Like most other sci-fi themes, mind-uploading usually leads to calamity — in 2014’s Transcendence, for example, Johnny Depp’s consciousness gets uploaded into a computer, and then Computer Johnny Depp gets power-drunk and turns evil. Avatar’s techno-future, which is probably the closest plot comparison to “San Junipero,” also happens to involve cosmic colonialism and genocidal war. There are some exceptions — the Battlestar Galactica prequel Caprica featured mind-uploading into new bodies, for example — but nothing I’ve seen has presented a virtual reality environment as a potential site for a meaningful afterlife. “San Junipero,” meanwhile, both creates that afterlife and then explicitly interrogates its value and consequences.

Netflix
Netflix

It is not all rosy sentimentality; the episode suggests that people who go to San Junipero struggle to find purpose, hence the sinister nightclub with a fight club inside. Yorkie and Kelly also discuss how people can choose to “leave” San Junipero, which implies that residents eventually grow bored and choose the abyss over the simulacrum. The ending is bittersweet, as both protagonists physically die, and Kelly must grapple with the loss of her husband (who chose not to live in San Junipero) and her daughter (who did not have the choice).
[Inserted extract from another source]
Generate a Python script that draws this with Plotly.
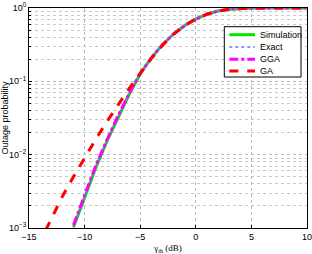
import plotly.graph_objects as go

snr_db = [-14, -13.5, -13, -12, -11, -10, -9, -8, -7, -6, -5, -4, -3, -2, -1, 0, 1, 2, 3, 4, 5, 6, 7, 8, 9, 10]

sim_log = [None, None, None, None, -2.99, -2.57, -2.18, -1.82, -1.49, -1.18, -0.90, -0.68, -0.50,
           -0.355, -0.24, -0.15, -0.085, -0.042, -0.017, -0.006, -0.002, -0.0005, -0.0001, 0, 0, 0]
exact_log = sim_log
gga_log = [None, None, None, None, -2.96, -2.54, -2.15, -1.80, -1.47, -1.17, -0.89, -0.68, -0.50,
           -0.355, -0.24, -0.15, -0.085, -0.042, -0.017, -0.006, -0.002, -0.0005, -0.0001, 0, 0, 0]
ga_log = [None, -3.03, -2.87, -2.57, -2.30, -2.04, -1.79, -1.55, -1.32, -1.10, -0.89, -0.69, -0.51,
          -0.355, -0.24, -0.15, -0.085, -0.042, -0.017, -0.006, -0.002, -0.0005, -0.0001, 0, 0, 0]

series_names = ["Simulation", "Exact", "GGA", "GA"]
series_colors = ["#00e600", "#7070ff", "#ff00ff", "#ff0000"]
series_dash = ["solid", "dot", "dashdot", "dash"]
series_width = [3, 1.5, 3, 3]

def to_p(vals):
    return [None if v is None else 10 ** v for v in vals]

fig = go.Figure()
for name, vals, col, dash, w in zip(series_names, [sim_log, exact_log, gga_log, ga_log],
                                    series_colors, series_dash, series_width):
    fig.add_trace(go.Scatter(x=snr_db, y=to_p(vals), mode="lines", name=name,
                             line=dict(color=col, width=w, dash=dash), showlegend=False))

# custom legend (pixel layout converted to paper coords)
L, R, T, B = 29, 307, 8, 228
def px(xp):
    return (xp - L) / (R - L)
def py(yp):
    return (B - yp) / (B - T)

shapes = [dict(type="rect", xref="paper", yref="paper", x0=px(224.3), x1=px(301), y0=py(77), y1=py(26.7),
               line=dict(color="black", width=1), fillcolor="white", layer="above")]
annotations = []
entry_y = [34.7, 47, 59.3, 71]
for name, col, dash, w, ey in zip(series_names, series_colors, series_dash, series_width, entry_y):
    shapes.append(dict(type="line", xref="paper", yref="paper", x0=px(229.3), x1=px(255), y0=py(ey), y1=py(ey),
                       line=dict(color=col, width=w, dash=dash), layer="above"))
    annotations.append(dict(text=name, xref="paper", yref="paper", x=px(257.5), y=py(ey),
                            xanchor="left", yanchor="middle", showarrow=False,
                            font=dict(size=9, color="black")))

y_tickvals = [1e-3, 1e-2, 1e-1, 1]
y_ticktext = ["10<sup>−3</sup>", "10<sup>−2</sup>", "10<sup>−1</sup>", "10<sup>0</sup>"]
y_minor = [m * 10 ** e for e in (-3, -2, -1) for m in range(2, 10)]

fig.update_layout(
    width=312, height=254,
    margin=dict(l=L, r=312 - R, t=T, b=254 - B),
    paper_bgcolor="white", plot_bgcolor="white",
    font=dict(family="Liberation Sans, Arial, sans-serif", size=9, color="black"),
    showlegend=False,
    shapes=shapes, annotations=annotations,
)
fig.update_xaxes(range=[-15, 10], tickvals=[-15, -10, -5, 0, 5, 10],
                 ticktext=["−15", "−10", "−5", "0", "5", "10"], automargin=False,
                 ticklabeloverflow="allow",
                 showgrid=True, gridcolor="#b8b8b8", griddash="dot", gridwidth=1,
                 showline=True, linecolor="black", linewidth=1, mirror=True,
                 ticks="inside", ticklen=3, tickcolor="black", zeroline=False,
                 title=dict(text="γ<sub>th</sub> (dB)", font=dict(family="Liberation Serif, serif", size=9),
                            standoff=6))
fig.update_yaxes(type="log", range=[-3, 0], tickvals=y_tickvals, ticktext=y_ticktext, automargin=False,
                 ticklabeloverflow="allow",
                 showgrid=True, gridcolor="#b8b8b8", griddash="dot", gridwidth=1,
                 showline=True, linecolor="black", linewidth=1, mirror=True,
                 ticks="inside", ticklen=3, tickcolor="black", zeroline=False,
                 minor=dict(tickvals=y_minor, showgrid=True, gridcolor="#c8c8c8", griddash="dot",
                            ticks="inside", ticklen=2, tickcolor="black"),
                 title=dict(text="Outage probability", font=dict(size=9), standoff=2))

fig.write_html("out.html")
When I saw the enormous data center housing the consciousnesses of at least thousands of people, I wondered about hacking and power surges and all the things that could go wrong in a technology-based heaven; while these people get to love each other a little while longer, they are certainly not guaranteed eternity.
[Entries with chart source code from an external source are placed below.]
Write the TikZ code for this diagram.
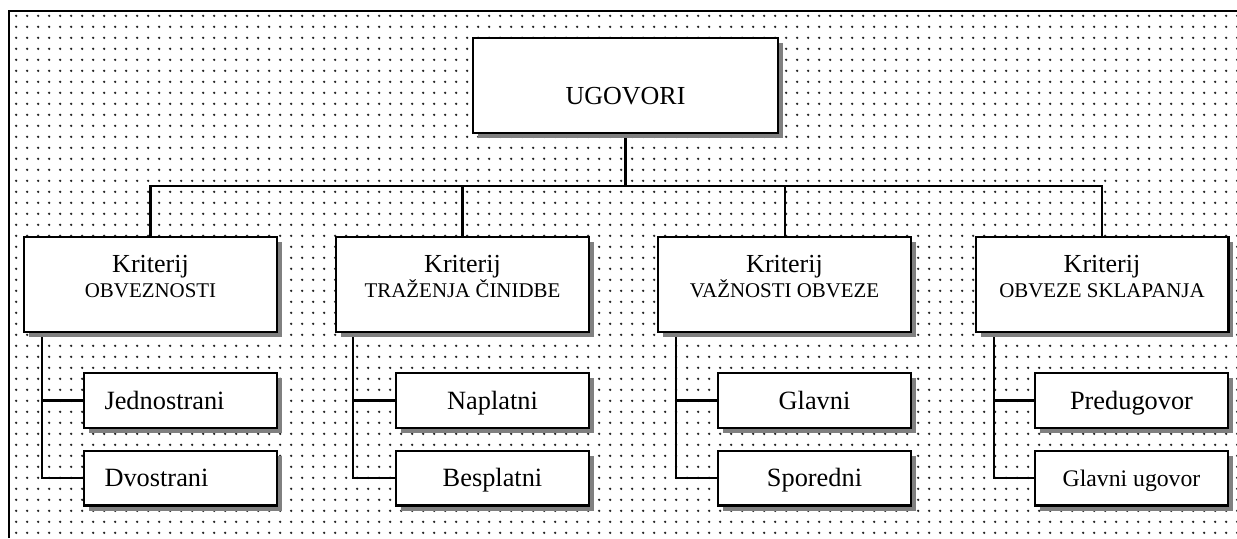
\documentclass[tikz,border=0pt]{standalone}
\usepackage{fontspec}
\setmainfont{Liberation Serif}
\usetikzlibrary{shadows,backgrounds,patterns}

\pgfdeclarepatternformonly{kvdots}{\pgfpointorigin}{\pgfqpoint{6.08pt}{6.08pt}}{\pgfqpoint{6.08pt}{6.08pt}}{%
  \pgfpathcircle{\pgfqpoint{3.04pt}{3.04pt}}{0.75pt}\pgfusepath{fill}}

\tikzset{
  kbox/.style={draw, rectangle, line width=1.15pt, fill=white,
    drop shadow={shadow xshift=0.1cm, shadow yshift=-0.1cm, fill=black!50, opacity=1}},
  kcrit/.style={kbox, minimum width=5.06cm, minimum height=1.9cm, align=center,
    text depth=9pt, font=\fontsize{14.8}{14.2}\selectfont},
  kitem/.style={kbox, minimum width=3.86cm, minimum height=1.1cm,
    text height=9.9pt, text depth=0pt, font=\fontsize{15}{18}\selectfont},
  kitemleft/.style={kitem, align=left, text width=3.04cm, inner xsep=0.42cm},
  kline/.style={line width=1.15pt}
}

\begin{document}
\begin{tikzpicture}[x=0.02cm, y=-0.02cm]
    \useasboundingbox (0,0) rectangle (1237,538);

    % top
    \node[kbox, minimum width=6.1cm, minimum height=1.9cm, text height=22pt, text depth=0pt,
          font=\fontsize{14.8}{17}\selectfont] (ugovori) at (625.5,85.5) {UGOVORI};

    % kriteriji
    \node[kcrit] (k1) at (150.5,284.5) {Kriterij\\{\fontsize{11.9}{14.2}\selectfont OBVEZNOSTI}};
    \node[kcrit] (k2) at (462.5,284.5) {Kriterij\\{\fontsize{11.9}{14.2}\selectfont TRAŽENJA ČINIDBE}};
    \node[kcrit] (k3) at (784.5,284.5) {Kriterij\\{\fontsize{11.9}{14.2}\selectfont VAŽNOSTI OBVEZE}};
    \node[kcrit] (k4) at (1102,284.5) {Kriterij\\{\fontsize{11.9}{14.2}\selectfont OBVEZE SKLAPANJA}};

    % vrste
    \node[kitemleft] (c11) at (180.5,400.5) {Jednostrani};
    \node[kitemleft] (c12) at (180.5,478) {Dvostrani};
    \node[kitem] (c21) at (492.5,400.5) {Naplatni};
    \node[kitem] (c22) at (492.5,478) {Besplatni};
    \node[kitem] (c31) at (814.5,400.5) {Glavni};
    \node[kitem] (c32) at (814.5,478) {Sporedni};
    \node[kitem] (c41) at (1131.5,400.5) {Predugovor};
    \node[kitem, font=\fontsize{13.5}{16}\selectfont] (c42) at (1131.5,478) {Glavni ugovor};

    \coordinate (bus) at (625.5,186);
    \coordinate (s1) at ([xshift=0.38cm]k1.south west);
    \coordinate (s2) at ([xshift=0.36cm]k2.south west);
    \coordinate (s3) at ([xshift=0.38cm]k3.south west);
    \coordinate (s4) at ([xshift=0.38cm]k4.south west);

    \begin{scope}[on background layer]
        \fill[white] (0,0) rectangle (1237,538);
        \fill[pattern=kvdots, pattern color=black!85] (9,11) rectangle (1237,538);

        \draw[kline] (ugovori) -- (bus);
        \draw[kline] (k1.north) |- (bus) -| (k4.north);
        \draw[kline] (k2.north) -- (k2.north |- bus);
        \draw[kline] (k3.north) -- (k3.north |- bus);

        \draw[kline] (s1) |- (c12.west);
        \draw[kline] (s1 |- c11.west) -- (c11.west);
        \draw[kline] (s2) |- (c22.west);
        \draw[kline] (s2 |- c21.west) -- (c21.west);
        \draw[kline] (s3) |- (c32.west);
        \draw[kline] (s3 |- c31.west) -- (c31.west);
        \draw[kline] (s4) |- (c42.west);
        \draw[kline] (s4 |- c41.west) -- (c41.west);
    \end{scope}

    % okvir
    \draw[kline] (9,538) -- (9,11) -- (1237,11);
\end{tikzpicture}
\end{document}
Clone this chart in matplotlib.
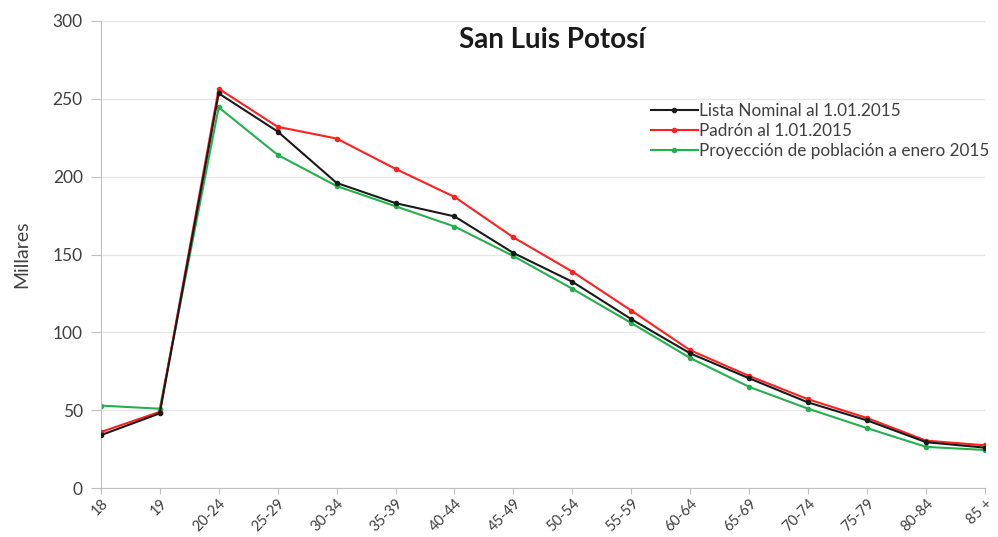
import matplotlib
matplotlib.use("Agg")
import matplotlib.pyplot as plt

plt.rcParams["font.family"] = ["Lato", "DejaVu Sans"]

grupos = ["18", "19", "20-24", "25-29", "30-34", "35-39", "40-44", "45-49",
          "50-54", "55-59", "60-64", "65-69", "70-74", "75-79", "80-84", "85 +"]

lista_nominal = [34, 48, 253.5, 229, 196, 183, 174.5, 151, 132.5, 108.5,
                 86.5, 70.5, 55, 43.5, 29.5, 26]
padron = [36, 49, 256.5, 232, 224.5, 205, 187, 161, 139, 114,
          88.5, 72, 57, 45, 30.5, 27.5]
proyeccion = [53, 51, 244.5, 214, 194, 181, 168, 149, 128, 106,
              83.5, 65, 51, 38.5, 26.5, 24.5]

fig = plt.figure(figsize=(9.98, 5.37), dpi=100)
ax = fig.add_axes([0.101, 0.091, 0.886, 0.870])

x = list(range(len(grupos)))
ax.plot(x, lista_nominal, color="#1a1a1a", lw=1.5, marker="o", ms=3,
        label="Lista Nominal al 1.01.2015", zorder=4)
ax.plot(x, padron, color="#ff2020", lw=1.5, marker="o", ms=3,
        label="Padrón al 1.01.2015", zorder=3)
ax.plot(x, proyeccion, color="#22b14c", lw=1.5, marker="o", ms=3,
        label="Proyección de población a enero 2015", zorder=2)

ax.set_xlim(0, 15)
ax.set_ylim(0, 300)
ax.set_yticks(range(0, 301, 50))
ax.set_xticks(x)
ax.set_xticklabels(grupos, rotation=45, ha="right", rotation_mode="anchor",
                   fontsize=10.5, color="#404040")
ax.tick_params(axis="y", labelsize=12.5, length=7, width=0.8, pad=6,
               colors="#bfbfbf", labelcolor="#404040")
ax.tick_params(axis="x", length=4, width=0.8, colors="#bfbfbf",
               labelcolor="#404040", pad=2)

ax.grid(axis="y", color="#e6e6e6", lw=0.9)
ax.set_axisbelow(True)
for s in ["top", "right"]:
    ax.spines[s].set_visible(False)
ax.spines["left"].set_color("#bfbfbf")
ax.spines["bottom"].set_color("#bfbfbf")

ax.set_ylabel("Millares", fontsize=14, color="#404040", labelpad=16)

fig.text(0.553, 0.925, "San Luis Potosí", ha="center", va="center",
         fontsize=20, fontweight="bold", color="#1a1a1a")

leg = ax.legend(loc="upper left", bbox_to_anchor=(0.615, 0.84), frameon=False,
                fontsize=12.3, handlelength=2.7, handletextpad=0.1,
                labelspacing=0.25, borderaxespad=0)
for t in leg.get_texts():
    t.set_color("#404040")

fig.savefig("out.png", dpi=100)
“Good [science fiction] supplies a plausible, fully thought-out picture of an alternate reality in which some sort of compelling innovation has taken place,” Snow Crash author Neal Stephenson wrote in an essay called “Innovation Starvation.” “A good [science fiction] universe has a coherence and internal logic that makes sense to scientists and engineers.” Stephenson started Project Hieroglyph at Arizona State University to entice science fiction writers to tell stories about innovation instead of destructive, evil, life-curdling horror-tech. It hasn’t quite sparked a wave of optimism in pop sci-fi, and there are plenty of good reasons to fear the bad things we could do with increasingly sophisticated tech: The hubristic confidence of Silicon Valley billionaires lends itself more to apprehension and mockery than it does to creating triumphant speculative worlds. We should spend some time plotting worst-case scenarios; also, Margaret Atwood is a national treasure. Overly hopeful stories can veer into treacle, and I like the terrifying dystopian visions I see on my screens.
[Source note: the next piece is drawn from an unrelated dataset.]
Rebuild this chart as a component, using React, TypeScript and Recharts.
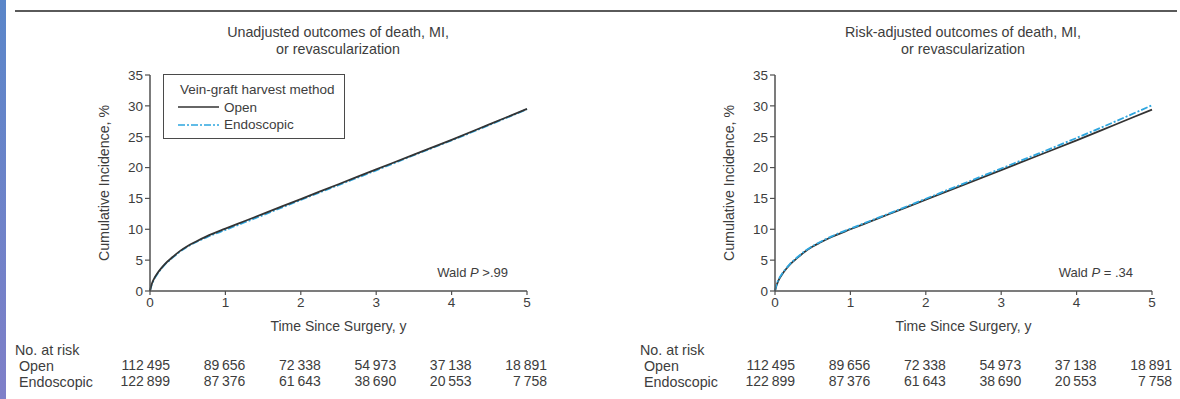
import { LineChart, Line, XAxis, YAxis, Legend } from "recharts"

// time since surgery, years
const years = [0, 0.02, 0.05, 0.1, 0.15, 0.2, 0.3, 0.4, 0.5, 0.6, 0.75, 1, 1.25, 1.5, 2, 2.5, 3, 3.5, 4, 4.5, 5]

// cumulative incidence, %
const unadjOpen = [0, 1.0, 1.9, 2.9, 3.7, 4.4, 5.5, 6.5, 7.3, 7.95, 8.85, 10.1, 11.3, 12.5, 14.9, 17.3, 19.7, 22.1, 24.5, 27.0, 29.5]
const unadjEndo = [0, 0.9, 1.8, 2.8, 3.6, 4.3, 5.4, 6.4, 7.2, 7.85, 8.7, 9.9, 11.1, 12.3, 14.75, 17.15, 19.55, 22.0, 24.4, 26.9, 29.45]
const adjOpen = [0, 0.9, 1.8, 2.8, 3.6, 4.3, 5.4, 6.4, 7.2, 7.85, 8.75, 10.0, 11.2, 12.4, 14.8, 17.2, 19.6, 22.0, 24.4, 26.9, 29.4]
const adjEndo = [0, 1.0, 1.9, 2.9, 3.7, 4.4, 5.5, 6.5, 7.3, 7.95, 8.85, 10.1, 11.3, 12.5, 14.95, 17.4, 19.85, 22.3, 24.8, 27.4, 30.1]

const xTicks = [0, 1, 2, 3, 4, 5]
const yTicks = [0, 5, 10, 15, 20, 25, 30, 35]

// no. at risk, one value per x tick
const riskOpen = [112495, 89656, 72338, 54973, 37138, 18891]
const riskEndo = [122899, 87376, 61643, 38690, 20553, 7758]

const seriesNames = ["Open", "Endoscopic"]

const INK = "#3d3d3d"
const AXIS = "#505050"
const FONT = '"Liberation Sans", Arial, Helvetica, sans-serif'
const OPEN_COLOR = "#333333"
const ENDO_COLOR = "#2ea6df"
const ENDO_DASH = "7 2 2 2"

function fmt(n: number) {
  const s = String(n)
  return s.length > 3 ? s.slice(0, -3) + "\u2009" + s.slice(-3) : s
}

function riskTick(values: number[]) {
  return (props: any) => {
    const i = xTicks.indexOf(props.payload.value)
    return (
      <text x={props.x + 20} y={props.y + 12} textAnchor="end" fill={INK} fontSize={14} fontFamily={FONT}>
        {fmt(values[i])}
      </text>
    )
  }
}

function LegendBox({ payload }: any) {
  const items = seriesNames.map((n) => (payload || []).find((p: any) => p.value === n)).filter(Boolean)
  return (
    <div
      style={{
        border: "1.5px solid #4a4a4a",
        width: 182,
        height: 65,
        boxSizing: "border-box",
        padding: "6px 0 0 16px",
        fontSize: 13.5,
        lineHeight: "17.5px",
        color: INK,
        fontFamily: FONT,
        background: "#fff",
        textAlign: "left",
      }}
    >
      <div>Vein-graft harvest method</div>
      {items.map((p: any) => (
        <div key={p.value} style={{ display: "flex", alignItems: "center" }}>
          <svg width={46} height={6} style={{ marginLeft: -2 }}>
            <line
              x1={0}
              x2={41}
              y1={3}
              y2={3}
              stroke={p.color}
              strokeWidth={1.5}
              strokeDasharray={p.value === "Endoscopic" ? ENDO_DASH : undefined}
            />
          </svg>
          {p.value}
        </div>
      ))}
    </div>
  )
}

interface PanelProps {
  left: number
  title: string[]
  openVals: number[]
  endoVals: number[]
  wald: string
  legend?: boolean
  endoOnTop?: boolean
}

function Panel({ left, title, openVals, endoVals, wald, legend, endoOnTop }: PanelProps) {
  const data = years.map((t, i) => ({ t, open: openVals[i], endo: endoVals[i] }))
  const openLine = (
    <Line key="open" xAxisId="a0" type="monotone" dataKey="open" name="Open" stroke={OPEN_COLOR} strokeWidth={1.8} dot={false} isAnimationActive={false} />
  )
  const endoLine = (
    <Line key="endo" xAxisId="a0" type="monotone" dataKey="endo" name="Endoscopic" stroke={ENDO_COLOR} strokeWidth={1.8} strokeDasharray={ENDO_DASH} dot={false} isAnimationActive={false} />
  )
  const tickStyle = { fill: INK, fontSize: 13.5, fontFamily: FONT }
  const text = { position: "absolute" as const, color: INK, fontFamily: FONT, fontSize: 14.3, lineHeight: "16px", whiteSpace: "nowrap" as const }
  const riskAxis = {
    dataKey: "t",
    type: "number" as const,
    domain: [0, 5],
    allowDataOverflow: true,
    ticks: xTicks,
    interval: 0,
    height: 16,
    axisLine: false,
    tickLine: false,
    tickSize: 0,
    tickMargin: 0,
  }

  return (
    <div style={{ position: "absolute", left, top: 0, width: 552, height: 399 }}>
      <LineChart width={552} height={399} data={data} margin={{ top: 75, right: 25, bottom: 9, left: 90 }}>
        <XAxis
          xAxisId="a0"
          dataKey="t"
          type="number"
          domain={[0, 5]}
          ticks={xTicks}
          interval={0}
          height={67}
          axisLine={{ stroke: AXIS, strokeWidth: 1.5 }}
          tickLine={{ stroke: AXIS, strokeWidth: 1.2 }}
          tickSize={4}
          tick={tickStyle}
          label={{ value: "Time Since Surgery, y", position: "insideBottom", offset: 27, fill: INK, fontSize: 14, fontFamily: FONT }}
        />
        <XAxis xAxisId="a1" {...riskAxis} tick={riskTick(riskOpen)} />
        <XAxis xAxisId="a2" {...riskAxis} tick={riskTick(riskEndo)} />
        <YAxis
          type="number"
          domain={[0, 35]}
          ticks={yTicks}
          interval={0}
          width={60}
          axisLine={{ stroke: AXIS, strokeWidth: 1.5 }}
          tickLine={{ stroke: AXIS, strokeWidth: 1.2 }}
          tickSize={5}
          tickMargin={2}
          tick={tickStyle}
          label={{ value: "Cumulative Incidence, %", angle: -90, position: "insideLeft", offset: 14, fill: INK, fontSize: 14.2, fontFamily: FONT, style: { textAnchor: "middle" } }}
        />
        {endoOnTop ? [openLine, endoLine] : [endoLine, openLine]}
        {legend && (
          <Legend
            layout="vertical"
            align="center"
            verticalAlign="middle"
            wrapperStyle={{ left: 163, top: 74, width: 182, height: 65 }}
            content={LegendBox}
          />
        )}
      </LineChart>

      <div style={{ ...text, left: 88, width: 500, top: 24, lineHeight: "17px", textAlign: "center" }}>
        {title[0]}
        <br />
        {title[1]}
      </div>
      <div style={{ ...text, left: 0, width: 508, top: 265, fontSize: 13, textAlign: "right" }}>
        Wald <i>P</i> {wald}
      </div>
      <div style={{ ...text, left: 15, top: 342 }}>No. at risk</div>
      <div style={{ ...text, left: 19, top: 358 }}>Open</div>
      <div style={{ ...text, left: 19, top: 374 }}>Endoscopic</div>
    </div>
  )
}

export default function App() {
  return (
    <div style={{ position: "absolute", left: 0, top: 0, width: 1180, height: 399, background: "#fff", overflow: "hidden" }}>
      <div style={{ position: "absolute", left: 0, top: 0, width: 6, height: 399, background: "linear-gradient(#5a86c9, #7f7fc8)" }} />
      <div style={{ position: "absolute", left: 15, top: 10, width: 1162, height: 2, background: "#5a5a5a" }} />
      <Panel
        left={0}
        title={["Unadjusted outcomes of death, MI,", "or revascularization"]}
        openVals={unadjOpen}
        endoVals={unadjEndo}
        wald=">.99"
        legend
      />
      <Panel
        left={625}
        title={["Risk-adjusted outcomes of death, MI,", "or revascularization"]}
        openVals={adjOpen}
        endoVals={adjEndo}
        wald="= .34"
        endoOnTop
      />
    </div>
  )
}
I will argue, though, that “San Junipero” is more evidence that Black Mirror is better at telling stories about people who use technology than it is at satirizing how people use technology. Its strength is in episodes like this one and last season’s extremely sad “Be Right Back,” where people try to use technology as a shield against heartbreak. (In “Be Right Back,” a woman gets a synthetic clone of her husband based on his social media profile after he dies. Things don’t go well.) There is room for cynicism and cutting social commentary in science fiction, but many of Black Mirror’s attempts at this kind of entertainment are enormously corny. The show almost always excels in establishing odd future worlds — I enjoy even its “bad” episodes because I like the novelty of its universes — but in episodes like “San Junipero,” it gives the worlds it builds the stories they deserve. And with “San Junipero,” Black Mirror has given science fiction a refreshing reminder that speculative work doesn’t necessarily have to be dreary or devastating to punch your guts.